Cet épuisement est causé par une surcharge de travail chronique depuis des mois, et par l'impression de ne plus pouvoir exercer leur métier correctement, dans le respect de la dignité des patients. Pour les soutenir, les médecins du service ont décidé de déposer un préavis de grève au 7 avril, par le biais du syndicat Sud.

Quatre jours sur un brancard

Car, selon Matthieu Lacroix, "ce qui est devenu inacceptable il y a dix ans est devenu quotidien aujourd'hui". Comme le fait de passer "trois ou quatre jours sur un brancard sans voir la lumière du jour", le tout dans des conditions pouvant "aggraver la condition clinique des patients" : 

Il est inacceptable que des malades graves, des handicapés, des déments doivent attendre des jours sur un brancard avec des gens qui crient, avoir de la lumière en permanence au-dessus de leur tête, avoir leur toilette faite devant tout le monde dans les couloirs derrière un paravent, uriner sur le brancard, manger de la nourriture dégueulasse...

Matthieu Lacroix, praticien hospitalier aux urgences et au Smur

En effet, il manque près de 100 infirmières au CHRO, ce qui a entraîné de nombreuses fermetures de lits. Conséquence : avec une capacité d'accueil amoindrie dans les services, les patients stagnent aux urgences, en attente d'une place. Avec forcément une surcharge de travail pour les équipes : les médecins doivent, avant même de voir les nouveaux arrivants, faire le tour des patients ayant passé la nuit dans les couloirs des urgences. "Parfois, on termine à 15h, pendant ce temps des nouvelles personnes sont arrivées, et on rattrape notre retard qu'au milieu de la nuit."

Attendre septembre

Pour pallier l'absence des paramédicaux, l'hôpital a dépêché des infirmières des autres services et des intérimaires pour, malgré tout, faire tourner les urgences. Paradoxalement, le service est plutôt calme ce mardi 5 avril, et pour cause : les entrées ne se font plus que par le Samu, qui trie de façon très stricte les cas au téléphone. Pour les autres, "on essaie de réorienter vers Oréliance, SOS médecins, la clinique de l'Archette ou les médecins de ville", explique Matthieu Lacroix.

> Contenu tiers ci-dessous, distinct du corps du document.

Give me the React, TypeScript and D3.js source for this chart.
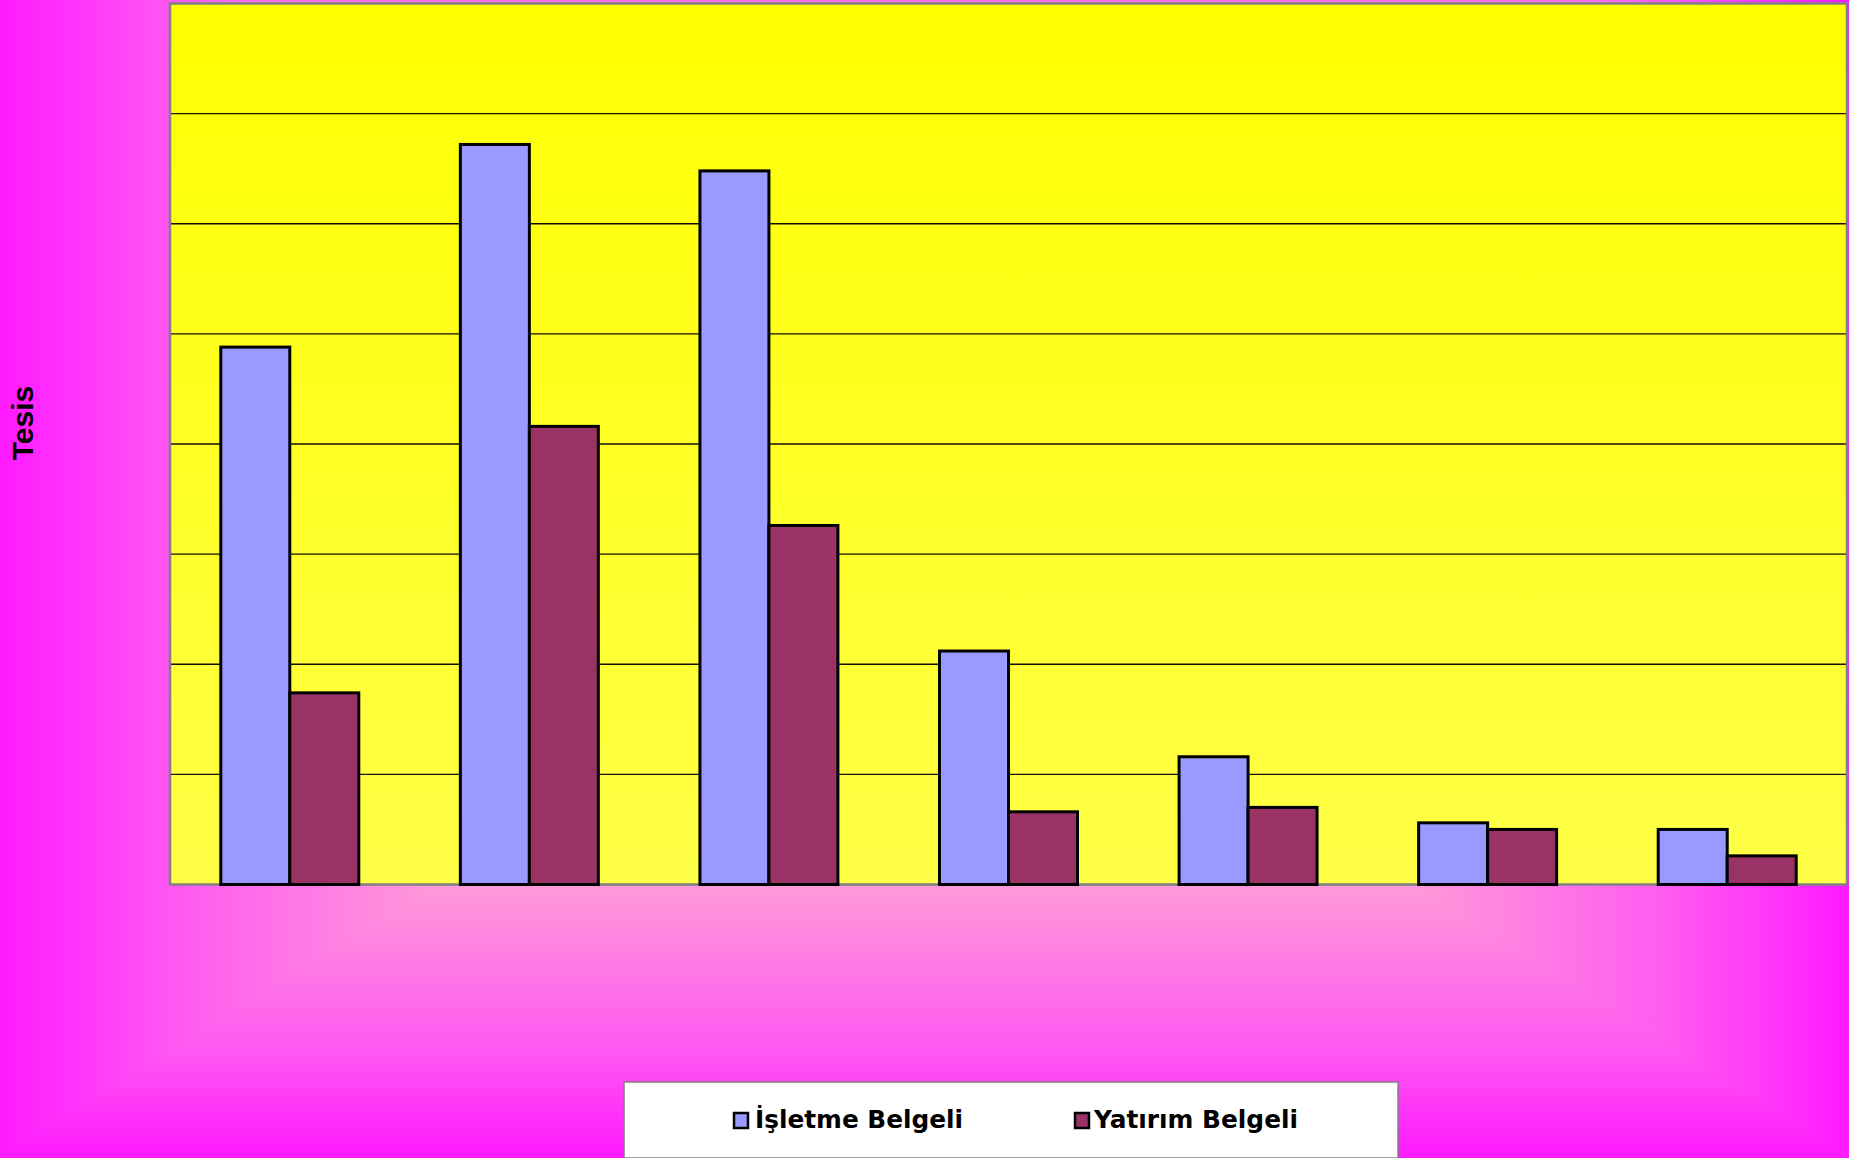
import React from "react";
import * as d3 from "d3";

const categories = ["1", "2", "3", "4", "5", "6", "7"];
const seriesNames = ["İşletme Belgeli", "Yatırım Belgeli"];
const isletmeValues = [244, 336, 324, 106, 58, 28, 25];
const yatirimValues = [87, 208, 163, 33, 35, 25, 13];
const yTicks = [0, 50, 100, 150, 200, 250, 300, 350, 400];
const seriesColors = ["#9999ff", "#993366"];

const W = 1849;
const H = 1158;
const PLOT = { left: 170, right: 1847, top: 3.5, bottom: 884.5 };

export default function App() {
  const x = d3
    .scaleBand<string>()
    .domain(categories)
    .range([PLOT.left, PLOT.right])
    .paddingInner(0.424)
    .paddingOuter(0.212);
  const xs = d3.scaleBand<string>().domain(seriesNames).range([0, x.bandwidth()]).padding(0);
  const y = d3.scaleLinear().domain([0, 400]).range([PLOT.bottom, PLOT.top]);
  const series = [isletmeValues, yatirimValues];

  const cx = W / 2;
  const cy = H / 2;
  const TOP = -220;
  const stops = [
    { o: 0, c: "#ffc0cc" },
    { o: 0.5, c: "#ffa0d6" },
    { o: 0.8, c: "#ff5cf0" },
    { o: 1, c: "#ff1aff" },
  ];
  const tri = [
    { id: "gt", pts: `0,${TOP} ${W},${TOP} ${cx},${cy}`, x2: cx, y2: TOP },
    { id: "gb", pts: `0,${H} ${W},${H} ${cx},${cy}`, x2: cx, y2: H },
    { id: "gl", pts: `0,${TOP} 0,${H} ${cx},${cy}`, x2: 0, y2: cy },
    { id: "gr", pts: `${W},${TOP} ${W},${H} ${cx},${cy}`, x2: W, y2: cy },
  ];

  const legendItems = [
    { name: seriesNames[0], color: seriesColors[0], mx: 734, tx: 755, len: 208 },
    { name: seriesNames[1], color: seriesColors[1], mx: 1075, tx: 1094, len: 204 },
  ];

  return (
    <svg
      width={W}
      height={H}
      style={{ position: "absolute", left: 0, top: 0, display: "block" }}
      xmlns="http://www.w3.org/2000/svg"
    >
      <defs>
        {tri.map((t) => (
          <linearGradient
            key={t.id}
            id={t.id}
            gradientUnits="userSpaceOnUse"
            x1={cx}
            y1={cy}
            x2={t.x2}
            y2={t.y2}
          >
            {stops.map((s) => (
              <stop key={s.o} offset={s.o} stopColor={s.c} />
            ))}
          </linearGradient>
        ))}
        <linearGradient id="plotGrad" x1="0" y1="0" x2="0" y2="1">
          <stop offset="0" stopColor="#ffff00" />
          <stop offset="1" stopColor="#ffff48" />
        </linearGradient>
      </defs>

      <rect x={0} y={0} width={W} height={H} fill="#ff60ee" />
      {tri.map((t) => (
        <polygon key={t.id} points={t.pts} fill={`url(#${t.id})`} stroke={`url(#${t.id})`} strokeWidth={0.6} />
      ))}

      {/* plot area */}
      <rect
        x={PLOT.left}
        y={PLOT.top}
        width={PLOT.right - PLOT.left}
        height={PLOT.bottom - PLOT.top}
        fill="url(#plotGrad)"
      />
      {yTicks
        .filter((v) => v > 0 && v < 400)
        .map((v) => (
          <line
            key={v}
            x1={PLOT.left}
            x2={PLOT.right}
            y1={y(v)}
            y2={y(v)}
            stroke="#111"
            strokeWidth={1.3}
          />
        ))}
      <rect
        x={PLOT.left}
        y={PLOT.top}
        width={PLOT.right - PLOT.left}
        height={PLOT.bottom - PLOT.top}
        fill="none"
        stroke="#808080"
        strokeWidth={2.5}
      />

      {/* bars */}
      {categories.map((cat, i) =>
        series.map((vals, s) => {
          const bx = (x(cat) ?? 0) + (xs(seriesNames[s]) ?? 0);
          const by = y(vals[i]);
          return (
            <rect
              key={`${cat}-${s}`}
              x={bx}
              y={by}
              width={xs.bandwidth()}
              height={y(0) - by}
              fill={seriesColors[s]}
              stroke="#000"
              strokeWidth={3}
            />
          );
        })
      )}

      {/* y axis title */}
      <text
        transform={`translate(22,423) rotate(-90)`}
        textAnchor="middle"
        dominantBaseline="central"
        fontFamily="'Liberation Sans', Arial, sans-serif"
        fontWeight="bold"
        fontSize={30}
        fill="#000"
      >
        Tesis
      </text>

      {/* legend */}
      <rect x={624} y={1082} width={774} height={76} fill="#ffffff" stroke="#808080" strokeWidth={1.5} />
      {legendItems.map((it) => (
        <g key={it.name}>
          <rect x={it.mx} y={1113} width={14} height={15} fill={it.color} stroke="#000" strokeWidth={2.5} />
          <text
            x={it.tx}
            y={1128}
            fontFamily="'DejaVu Sans', Verdana, sans-serif"
            fontWeight="bold"
            fontSize={24}
            textLength={it.len}
            lengthAdjust="spacingAndGlyphs"
            fill="#000"
          >
            {it.name}
          </text>
        </g>
      ))}
    </svg>
  );
}
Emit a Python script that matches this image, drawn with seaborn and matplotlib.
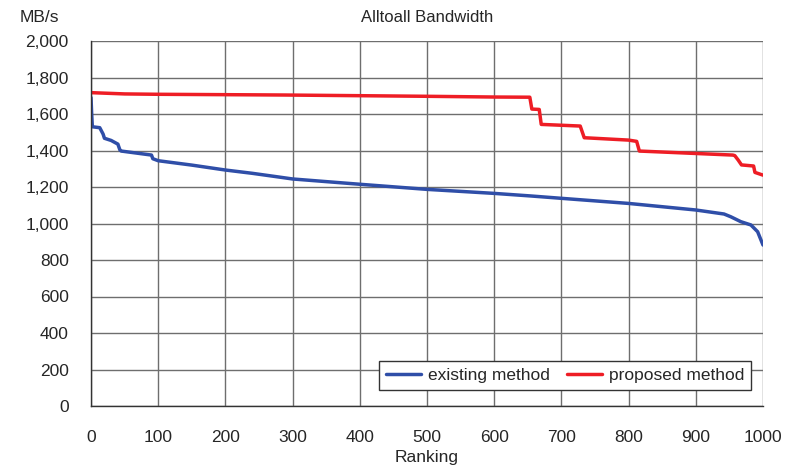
import pandas as pd
import matplotlib
matplotlib.use("Agg")
import matplotlib.pyplot as plt
import matplotlib.ticker as mticker
import seaborn as sns

# ---- data ----
existing_rank = [0, 1, 2, 13, 18, 20, 30, 40, 43, 45, 90, 92, 100, 150, 200, 240,
                 275, 300, 400, 500, 600, 654, 700, 800, 900, 942, 952, 967, 982,
                 992, 1000]
existing_bw = [1690, 1600, 1530, 1525, 1490, 1467, 1455, 1435, 1403, 1397, 1375,
               1355, 1344, 1320, 1293, 1275, 1257, 1244, 1215, 1187, 1165, 1151,
               1138, 1110, 1074, 1052, 1037, 1010, 992, 955, 882]

proposed_rank = [0, 50, 100, 289, 500, 600, 653, 656, 667, 670, 728, 734, 800,
                 812, 816, 955, 958, 963, 968, 986, 988, 1000]
proposed_bw = [1717, 1710, 1708, 1704, 1697, 1693, 1692, 1627, 1625, 1543, 1534,
               1470, 1457, 1450, 1397, 1375, 1372, 1348, 1321, 1315, 1280, 1265]

df = pd.concat([
    pd.DataFrame({"Ranking": existing_rank, "MB/s": existing_bw, "method": "existing method"}),
    pd.DataFrame({"Ranking": proposed_rank, "MB/s": proposed_bw, "method": "proposed method"}),
])

sns.set_style("white")
plt.rcParams['font.family'] = ['Liberation Sans', 'DejaVu Sans']

fig = plt.figure(figsize=(7.94, 4.70), dpi=100)
ax = fig.add_axes([91 / 794, 1 - 406 / 470, 672 / 794, 365 / 470])

sns.lineplot(data=df, x="Ranking", y="MB/s", hue="method",
             palette={"existing method": "#2F4EA8", "proposed method": "#EE1D25"},
             linewidth=2.5, ax=ax, sort=False, estimator=None)

ax.set_xlim(0, 1000)
ax.set_ylim(0, 2000)
ax.set_xticks(range(0, 1001, 100))
ax.set_yticks(range(0, 2001, 200))
ax.yaxis.set_major_formatter(mticker.FuncFormatter(lambda v, p: f"{v:,.0f}"))
ax.grid(True, color="#6e6e6e", linewidth=1.0)
ax.set_axisbelow(True)
for side in ["top", "right"]:
    ax.spines[side].set_visible(False)
for side in ["left", "bottom"]:
    ax.spines[side].set_color("#333333")
    ax.spines[side].set_linewidth(1.0)
ax.tick_params(axis="y", direction="inout", length=6, color="#333333",
               labelsize=12.5, pad=13)
ax.tick_params(axis="x", direction="in", length=0, labelsize=12.5, pad=17)
ax.set_xlabel("Ranking", fontsize=12.5, labelpad=4)
ax.set_ylabel("")

fig.text(20 / 794, 1 - 18 / 470, "MB/s", fontsize=12.5, va="center", ha="left")
fig.text(427 / 794, 1 - 18 / 470, "Alltoall Bandwidth", fontsize=12, va="center", ha="center")

leg = ax.legend(loc="lower right", bbox_to_anchor=(0.982, 0.044), ncol=2,
                frameon=True, fancybox=False, fontsize=12.5, handlelength=2.0,
                handletextpad=0.4, columnspacing=1.0, borderpad=0.4,
                borderaxespad=0)
leg.get_frame().set_edgecolor("#333333")
leg.get_frame().set_linewidth(1.0)
leg.get_frame().set_alpha(1)

fig.savefig("out.png", dpi=100, facecolor="white")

Comme le constate avec ironie le praticien, "il n'y a jamais eu autant de réunions de crise à la direction que depuis l'arrêt des infirmières", alors que les soignants "alertent depuis des années". Notamment sur le manque de formation d'infirmières dans le département du Loiret.

Contactée ce mardi, la direction de l'hôpital n'a pas fait suite aux demandes de France 3, mais affirmait, la semaine dernière, que le problème ne pourrait être résolu que par l'arrivée à l'hôpital de la prochaine promotion d'infirmières. Soit en septembre.

Une réponse dont les soignants ne peuvent "pas se contenter". Pour Matthieu Lacroix, il faut "une nouvelle organisation de l'hôpital", notamment une solidarité des étages du dessus avec les urgences en augmentant de quelques lits les capacités des services ouverts. Il le sait, "ça va augmenter un peu la charge de travail des étages, et on sait qu'ils sont aussi en souffrance, on ne veut pas s'opposer à eux". Mais la crise actuelle doit "être le problème de tout l'hôpital et plus seulement des urgences".

Prise de conscience

Et comme panel de requêtes, le médecin demande notamment "que, tous les jours, des lits soient réservés aux patients qui arrivent des urgences", et qu'une prise en charge dans les services soit faite obligatoirement quand un patient a passé 24h sur un brancard aux urgences. De plus, il espère la création d'une cellule de gestion des lits, pour décharger les soignants "d'une tâche logistique qui n'a rien de médical". De façon plus générale, il pense que la survie de l'hôpital public viendra d'une "prise de conscience des politiques et de la population". 

Ce matin, un comité d'hygiène, de sécurité et des conditions de travail extraordinaire s'est tenu à l'hôpital. Les syndicats en ont profité pour réclamer la venue d'un cabinet d'expertise, qui "va venir consulter au niveau des urgences et voir tout ce qui ne va pas, et nous rendre un rapport pour voir où on peut s'améliorer", détaille Cédric Montagne, secrétaire général CGT au CHRO. Autant dire qu'une sortie de crise et une amélioration des conditions de travail et de soins aux urgences orléanaise ne se profilent pas encore à l'horizon.